Proteinase K is used for the destruction of proteins in cell lysates (tissue, cell culture cells) and for the release of nucleic acids, since it very effectively inactivates DNases and RNases. Some examples for applications:
Proteinase K is very useful in the isolation of highly native, undamaged DNAs or RNAs, since most microbial or mammalian DNases and RNases are rapidly inactivated by the enzyme, particularly in the presence of 0.5–1% SDS.

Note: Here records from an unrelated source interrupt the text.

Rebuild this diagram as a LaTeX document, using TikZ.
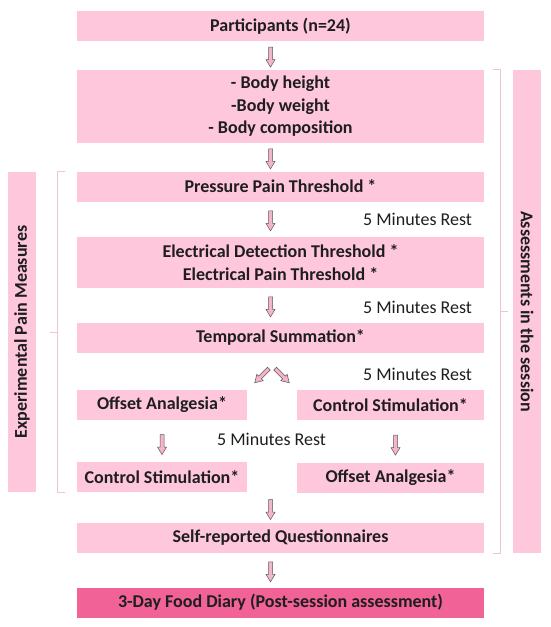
\documentclass[tikz,border=0pt]{standalone}
\usepackage{fontspec}
\setmainfont{Carlito}
\usetikzlibrary{shapes.arrows}

\definecolor{boxpink}{RGB}{255,199,220}
\definecolor{diarypink}{RGB}{241,98,150}
\definecolor{arrowpink}{RGB}{245,180,205}
\definecolor{bracketpink}{RGB}{238,196,212}
\definecolor{inkgray}{RGB}{30,30,30}

\begin{document}
\begin{tikzpicture}[x=1pt, y=-1pt, text=inkgray,
    font=\fontsize{18}{22.5}\selectfont,
    stage/.style={fill=boxpink, minimum width=407pt, minimum height=30pt,
                  inner sep=0pt, align=center,
                  font=\fontsize{18}{22.5}\selectfont\bfseries},
    halfstage/.style={stage, minimum width=170pt},
    sidebar/.style={fill=boxpink, minimum height=28pt, inner sep=0pt,
                    font=\fontsize{18}{22.5}\selectfont\bfseries},
    blockarr/.style={single arrow, draw=black!65, fill=arrowpink,
                     line width=0.5pt, minimum height=20pt, minimum width=8.5pt,
                     single arrow head extend=2.5pt, single arrow tip angle=62,
                     inner sep=1.75pt},
    downarr/.style={blockarr, rotate=-90},
    rest/.style={inner sep=0pt},
    bracket/.style={draw=bracketpink, line width=0.9pt}]

  \useasboundingbox (0,0) rectangle (550,627);

  % ---- the main column of the session
  \node[stage] (part)  at (280.5,26)    {Participants (n=24)};
  \node[stage, minimum height=73pt] (body) at (280.5,106.5)
    {- Body height\\-Body weight\\- Body composition};
  \node[stage] (press) at (280.5,186.5) {Pressure Pain Threshold *};
  \node[stage, minimum height=51pt] (elec) at (280.5,262.5)
    {Electrical Detection Threshold *\\Electrical Pain Threshold *};
  \node[stage] (temp)  at (280.5,337.5) {Temporal Summation*};

  % ---- the two counterbalanced orders
  \node[halfstage] (offL) at (162,405) {Offset Analgesia*};
  \node[halfstage, minimum width=187pt] (ctrlR) at (390.5,405) {Control Stimulation*};
  \node[halfstage] (ctrlL) at (162,477) {Control Stimulation*};
  \node[halfstage, minimum width=187pt] (offR) at (390.5,478) {Offset Analgesia*};

  \node[stage] (self)  at (280.5,538)   {Self-reported Questionnaires};
  \node[stage, fill=diarypink] (food) at (280.5,602.5)
    {3-Day Food Diary (Post-session assessment)};

  % ---- rests between the measures
  \node[rest] (rest1) at (417.5,219) {5 Minutes Rest};
  \node[rest] (rest2) at (417.5,307) {5 Minutes Rest};
  \node[rest] (rest3) at (417.5,374) {5 Minutes Rest};
  \node[rest] (rest4) at (271.5,439) {5 Minutes Rest};

  % ---- hollow arrows
  \path (part.south)  -- node[xshift=-10pt, downarr] (ar1) {} (body.north);
  \path (body.south)  -- node[xshift=-10pt, downarr] (ar2) {} (press.north);
  \path (press.south) -- node[xshift=-10pt, downarr] (ar3) {} (elec.north);
  \path (elec.south)  -- node[xshift=-10pt, downarr] (ar4) {} (temp.north);
  \node[blockarr, rotate=-135] (arL) at (263,374.5) {};
  \node[blockarr, rotate=-45]  (arR) at (281,374.5) {};
  \path (offL.south)  -- node[yshift=-2pt, downarr] (ar5) {} (ctrlL.north);
  \path (ctrlR.south) -- node[xshift=5pt, yshift=-2pt, downarr] (ar6) {} (offR.north);
  \path (offR.south -| part.south) -- node[xshift=-10pt, downarr] (ar7) {} (self.north);
  \path (self.south)  -- node[xshift=-10pt, downarr] (ar8) {} (food.north);

  % ---- the two groupings at the sides
  \node[sidebar, minimum width=320pt, rotate=90] (pain) at (22,332)
    {Experimental Pain Measures};
  \node[sidebar, minimum width=483pt, rotate=-90] (sess) at (527,311.5)
    {Assessments in the session};
  \draw[bracket] ([xshift=-12pt]press.north west) -- ++(-7,0)
    |- ([xshift=-12pt]ctrlL.south west);
  \draw[bracket] (58,332) -- (50,332);
  \draw[bracket] ([xshift=9pt]body.north east) -- ++(7,0)
    |- ([xshift=9pt]self.south east);
  \draw[bracket] (500,311.5) -- (508,311.5);
\end{tikzpicture}
\end{document}
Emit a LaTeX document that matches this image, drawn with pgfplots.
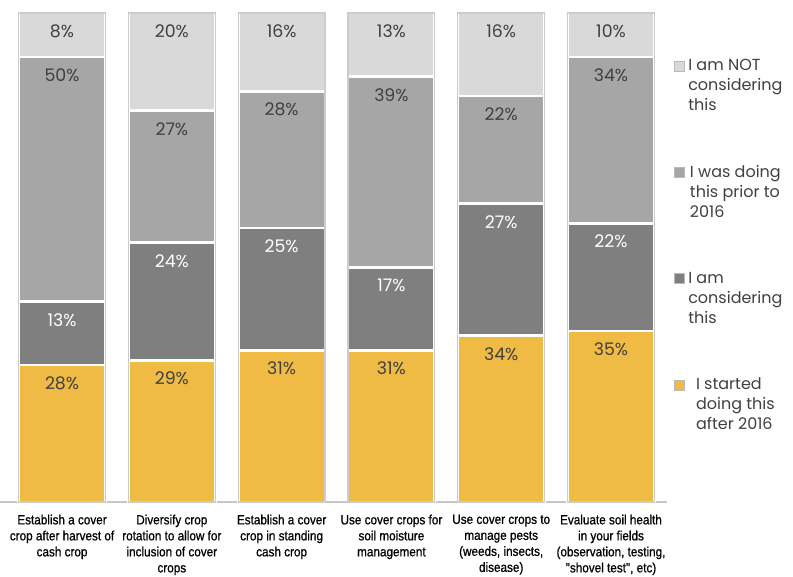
\documentclass[border=0pt]{standalone}
\usepackage{fontspec}
\setmainfont{Poppins}
\newfontfamily\narrowfont[FakeStretch=0.88, FakeBold=0.8]{Liberation Sans}
\usepackage{pgfplots}
\usepackage{pgfplotstable}
\pgfplotsset{compat=1.18}

\definecolor{cNot}{HTML}{D9D9D9}
\definecolor{cPrior}{HTML}{A6A6A6}
\definecolor{cCons}{HTML}{7F7F7F}
\definecolor{cStart}{HTML}{F0BB45}
\definecolor{txt}{HTML}{404040}

% h = drawn height (top segment fills the column to 100), lab = printed value
\pgfplotstableread{
x h lab
0 28 28
1 29 29
2 31 31
3 31 31
4 34 34
5 35 35
}\started
\pgfplotstableread{
x h lab
0 13 13
1 24 24
2 25 25
3 17 17
4 27 27
5 22 22
}\considering
\pgfplotstableread{
x h lab
0 50 50
1 27 27
2 28 28
3 39 39
4 22 22
5 34 34
}\prior
\pgfplotstableread{
x h lab
0 9 8
1 20 20
2 16 16
3 13 13
4 17 16
5 9 10
}\notcons

\begin{document}
\begin{tikzpicture}
\useasboundingbox (0,0) rectangle (594.75pt,432.75pt);
\pgfplotsset{base/.style={
    scale only axis,
    width=500.25pt, height=366.75pt,
    at={(0pt,56.25pt)}, anchor=south west,
    xmin=-0.565, xmax=5.51, ymin=0, ymax=100,
    clip=false,
}}
\begin{axis}[
    base,
    ybar stacked,
    bar width=0.79,
    axis y line=none,
    axis x line*=bottom,
    x axis line style={draw=gray!45, line width=1.1pt, -},
    xtick={0,1,2,3,4,5},
    major tick length=0pt,
    xticklabels={
        {Establish a cover\\crop after harvest of\\cash crop},
        {Diversify crop\\rotation to allow for\\inclusion of cover\\crops},
        {Establish a cover\\crop in standing\\cash crop},
        {Use cover crops for\\soil moisture\\management},
        {Use cover crops to\\manage pests\\(weeds, insects,\\disease)},
        {Evaluate soil health\\in your fields\\(observation, testing,\\"shovel test", etc)}},
    xticklabel style={align=center, text=black, yshift=-6pt,
        font=\narrowfont\fontsize{10}{12}\selectfont},
    point meta=explicit symbolic,
    visualization depends on={\thisrow{h} \as \hh},
    nodes near coords={\pgfplotspointmeta\%},
    nodes near coords style={anchor=north, yshift={\hh*1.83375pt-4.5pt},
        font=\fontsize{13}{15}\selectfont, text=txt},
    every axis plot post/.append style={
        legend image code/.code={
            \path (0pt,-19pt) -- (0pt,19pt);
            \draw[##1, draw=gray!55, line width=0.5pt] (0pt,11.25pt) rectangle (7.5pt,18.75pt);}},
    reverse legend,
    legend style={at={(1.009,0.911)}, anchor=north west,
        draw=none, fill=none, inner sep=0pt,
        nodes={inner xsep=0pt}, column sep=2.5pt,
        font=\fontsize{12}{15}\selectfont, text=txt,
        row sep=35.5pt, cells={align=left}},
]
\addplot[fill=cStart, draw=white, line width=2pt] table[x=x, y=h, meta=lab] {\started};
\addplot[fill=cCons, draw=white, line width=2pt,
    nodes near coords style={text=white}] table[x=x, y=h, meta=lab] {\considering};
\addplot[fill=cPrior, draw=white, line width=2pt] table[x=x, y=h, meta=lab] {\prior};
\addplot[fill=cNot, draw=white, line width=2pt] table[x=x, y=h, meta=lab] {\notcons};
\addlegendentry{I started\\doing this\\after 2016}
\addlegendentry{I am\\considering\\this}
\addlegendentry{I was doing\\this prior to\\2016}
\addlegendentry{I am NOT\\considering\\this}
\end{axis}
\begin{axis}[base, hide axis, ybar, bar width=0.79]
\addplot[fill=none, draw=gray!40, line width=0.9pt]
    coordinates {(0,100) (1,100) (2,100) (3,100) (4,100) (5,100)};
\end{axis}
\end{tikzpicture}
\end{document}
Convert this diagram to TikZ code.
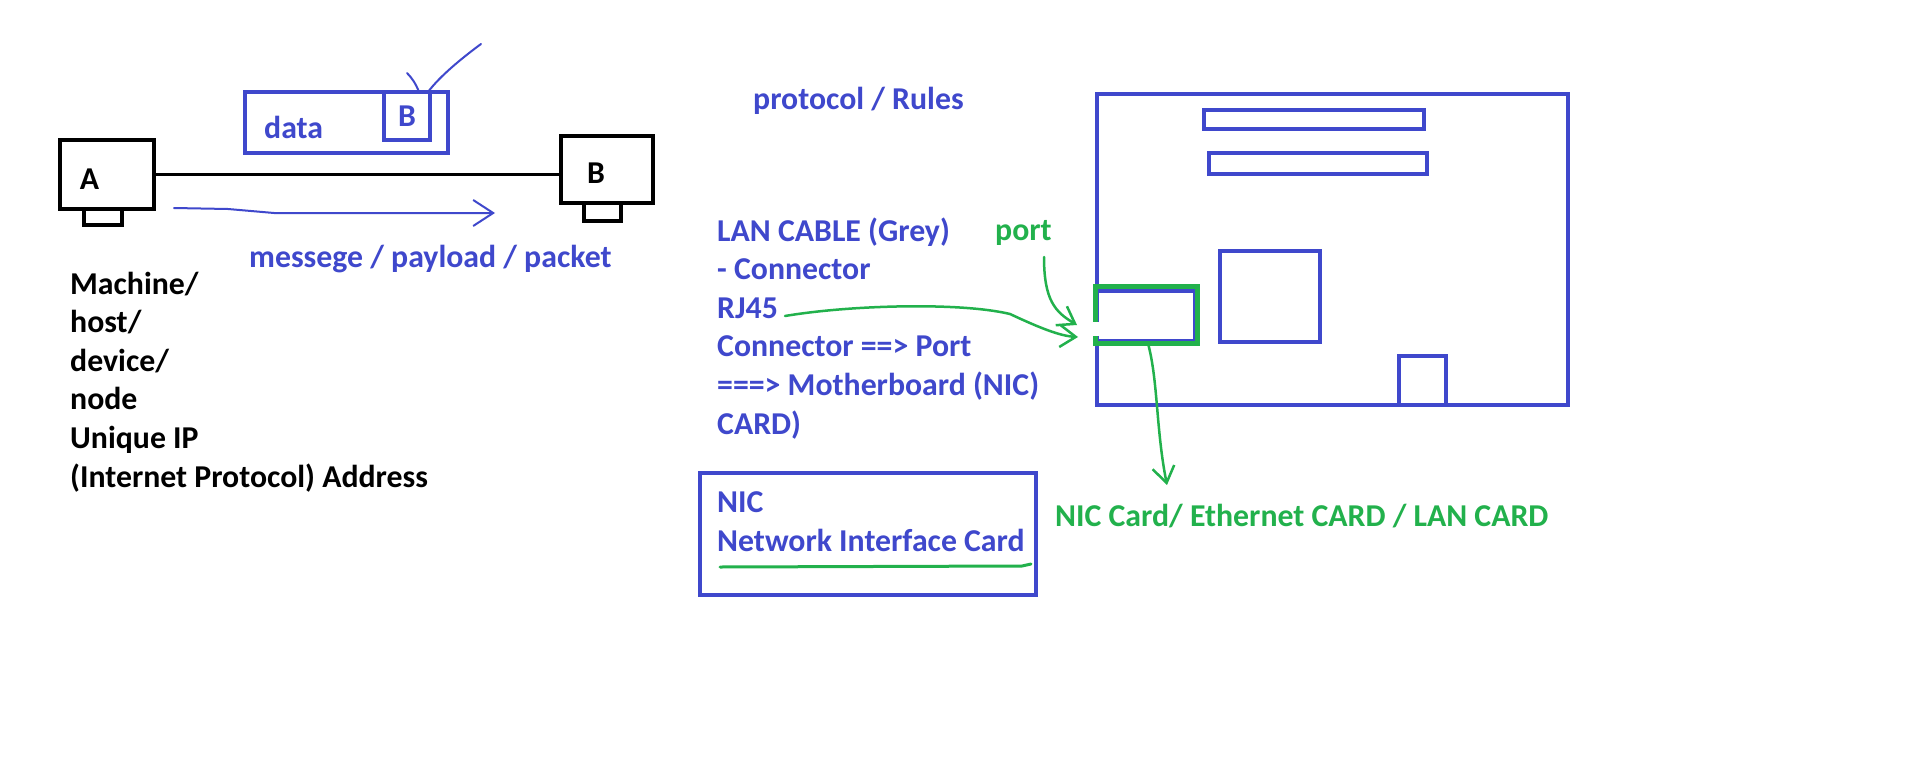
\documentclass[tikz,border=0pt]{standalone}
\usepackage{fontspec}
\setmainfont{Carlito}
\usetikzlibrary{arrows.meta,positioning}
\definecolor{penblue}{HTML}{3F48CC}
\definecolor{pengreen}{HTML}{22B14C}

\begin{document}
\begin{tikzpicture}[
    x=1pt, y=-1pt,
    hostbox/.style={draw=black, line width=4pt, outer sep=0pt, inner sep=0pt, minimum width=94pt, minimum height=69pt},
    hoststand/.style={draw=black, line width=4pt, outer sep=0pt, inner sep=0pt, minimum width=38pt, minimum height=16pt},
    bluebox/.style={draw=penblue, line width=4pt, outer sep=0pt, inner sep=0pt},
    txt/.style={font=\bfseries\fontsize{31.8}{38.6}\selectfont, inner sep=0pt, align=left, anchor=base west},
    blktxt/.style={txt, text=black},
    bluetxt/.style={txt, text=penblue},
    greentxt/.style={txt, text=pengreen},
    bluepen/.style={draw=penblue, line width=2pt, line cap=round, line join=round},
    greenpen/.style={draw=pengreen, line width=2.5pt, line cap=round, line join=round},
    barb/.style={-{Straight Barb[length=20pt, width=26pt]}},
    smallbarb/.style={-{Straight Barb[length=16pt, width=22pt]}}
]
\useasboundingbox[fill=white] (0,0) rectangle (1914,763);

% Hosts and cable
\node[hostbox] (hostA) at (107,174.5) {};
\node[hoststand, below=0pt of hostA, xshift=-4pt] (standA) {};
\node[hostbox, minimum width=92pt, minimum height=67pt] (hostB) at (607,169.5) {};
\node[hoststand, minimum width=37pt, minimum height=18pt, below=0pt of hostB, xshift=-4.5pt] (standB) {};
\node[blktxt, anchor=center] (nameA) at (89.5,179) {A};
\node[blktxt, anchor=center] (nameB) at (596,173.5) {B};
\draw[black, line width=3.5pt] (hostA.east) -- (hostA.east -| hostB.west);

% Packet with destination
\node[bluebox, minimum width=203pt, minimum height=61pt] (packet) at (346.5,122.5) {};
\node[bluebox, bluetxt, anchor=north east, minimum width=46pt, minimum height=48pt] (destB) at ([xshift=-18pt]packet.north east) {B};
\node[bluetxt] (datatext) at (264,138) {data};
\coordinate (penTop) at (481,44);
\coordinate (penTick) at (407,73);
\draw[bluepen] (penTop) .. controls (462,58) and (440,76) .. ([xshift=-2pt]destB.north east);
\draw[bluepen] (penTick) .. controls (412,78) and (416,84) .. ([xshift=12pt]destB.north);

% Message A -> B
\coordinate (msgStart) at (174,208);
\coordinate (msgEnd) at (495,213);
\draw[bluepen, barb] (msgStart) -- (228,209) -- (274,213) -- (msgEnd);
\node[bluetxt] (msgtext) at (249,267) {messege / payload / packet};

% multi-line texts sit on their last baseline
\node[blktxt] (hostnames) at (70,487) {Machine/\\host/\\device/\\node\\Unique IP\\(Internet Protocol) Address};

% Cable notes
\node[bluetxt] (rules) at (753,109) {protocol / Rules};
\node[bluetxt] (cable) at (717,434) {LAN CABLE (Grey)\\- Connector\\RJ45\\Connector ==> Port\\===> Motherboard (NIC)\\CARD)};
\node[greentxt] (porttext) at (995,240) {port};

% Motherboard
\node[bluebox, minimum width=471pt, minimum height=311pt] (board) at (1332.5,249.5) {};
\node[bluebox, minimum width=220pt, minimum height=19pt] (slotA) at (1314,119.5) {};
\node[bluebox, minimum width=218pt, minimum height=21pt] (slotB) at (1318,163.5) {};
\node[bluebox, minimum width=100pt, minimum height=91pt] (chip) at (1270,296.5) {};
\node[bluebox, minimum width=47pt, minimum height=49pt, anchor=south] (smallchip) at ([xshift=90pt]board.south) {};
\node[bluebox, minimum width=98pt, minimum height=50pt, anchor=west] (port) at ([yshift=-66.5pt]board.west) {};
\node[draw=pengreen, line width=5pt, outer sep=0pt, inner sep=0pt, minimum width=102pt, minimum height=57pt] (portmark) at (1146.5,315) {};
\fill[white] (1091,322) rectangle (1101,336);

% Green arrows
\coordinate (rjStart) at (785,316);
\coordinate (rjEnd) at (1078,337);
\draw[greenpen, smallbarb] (rjStart) .. controls (850,305) and (960,302) .. (1010,314) .. controls (1040,328) and (1060,336) .. (rjEnd);
\coordinate (portStart) at (1044,257);
\coordinate (portEnd) at (1077,325);
\draw[greenpen, smallbarb] (portStart) .. controls (1044,300) and (1055,312) .. (portEnd);
\coordinate (nicEnd) at (1167,485);
\draw[greenpen, smallbarb] ([xshift=1.5pt]portmark.south) .. controls (1158,380) and (1156,430) .. (nicEnd);

% NIC box
\node[bluebox, minimum width=336pt, minimum height=122pt] (nicbox) at (868,534) {};
\node[bluetxt] (nicname) at (717,551) {NIC\\Network Interface Card};
\coordinate (lineStart) at (720,567);
\coordinate (lineEnd) at (1031,564);
\draw[greenpen, line width=3pt] (lineStart) -- (1022,566) -- (lineEnd);
\node[greentxt] (cardnames) at (1055,526) {NIC Card/ Ethernet CARD / LAN CARD};

\end{tikzpicture}
\end{document}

The enzyme's activity towards native proteins is stimulated by denaturants such as SDS. In contrast, when measured using peptide substrates, denaturants inhibit the enzyme. The reason for this result is that the denaturing agents unfold the protein substrates and make them more accessible to the protease.

== Inhibitors ==

Proteinase K has two disulfide bonds, but it exhibits higher proteolytic activity in the presence of reducing agents (e.g. 5 mM DTT), suggesting that the presumed reduction of its own disulfide bonds does not lead to its irreversible inactivation. Proteinase K is inhibited by serine protease inhibitors such as phenylmethylsulfonyl fluoride (PMSF), diisopropylfluorophosphate (DFP), or 4-(2-aminoethyl)benzenesulfonyl fluoride (AEBSF). Proteinase K activity is unaffected by the sulfhydryl modifying reagents: para-chloromercuribenzoic acid (PCMB), N-alpha-tosyl-L-lysyl-chloromethyl-ketone (TLCK), or N-alpha-Tosyl-l-phenylalanine Chloromethyl Ketone (TPCK), although presumably if these reagents were included alongside disulfide reducing reagents which exposed the typically-unavailable Proteinase K thiols, it may then become inhibited.